Race relations is one issue impacting voters as they head to the polls for the midterms next week.
A recent poll from the Associated Press found 77 percent of Democrats and about 50 percent of Republicans say they're dissatisfied with race relations.
During a speech this week, President Donald Trump stirred up another controversy.
“They have a word. It sort of became old fashion. It's called a nationalist. And I say, really, we're not supposed to use that word?” President Trump said. “You know what? I am, I'm a nationalist, OK?”
The president says he used the word because he's proud of our country, but some say the word is a signal to white nationalists and points back to the president's comments after the Nazi rally in Charlottesville last year.
“He's allowing white nationalist to feel comforted in those words,” says Andre Perry, with the Brookings Institution. “It's clear he's using a divisive rhetoric to rally his base, and that rhetoric is racist.”
But for the past year, Candace Owens with the conservative, non-profit organization Turning Point USA, has defended Trump.
“No matter what he says, they spin it,” Owens says. “No matter how he says it, they spin it. You saw that with [the] Charlottesville thing. What he said was factually accurate, but they spun it like he was supporting the KKK.”
At the White House, President Trump recently hosted a summit with young black conservatives like Owens.

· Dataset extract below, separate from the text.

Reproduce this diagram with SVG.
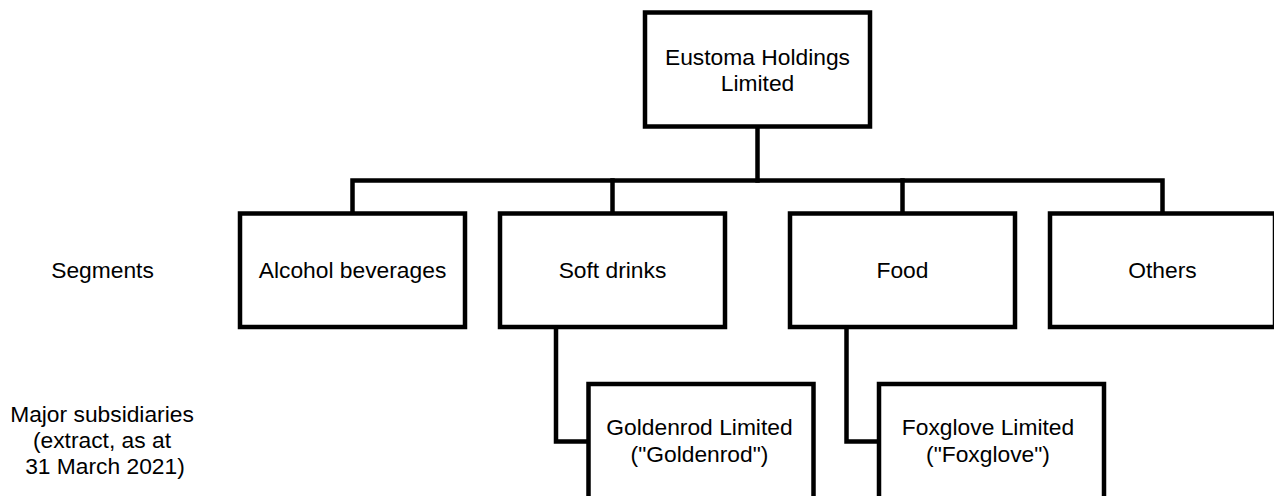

“Just because somebody thinks differently than you does not make them a racist,” Owens argues. “And when you keep continually calling people racist, what you're actually doing is diminishing the experiences that real people who lived through eras like that actually had.”
“Black Americans on many social issues are very conservative, but until Trump rids himself of the very racists policies, blacks should not find comfort in that administration,” Perry argues.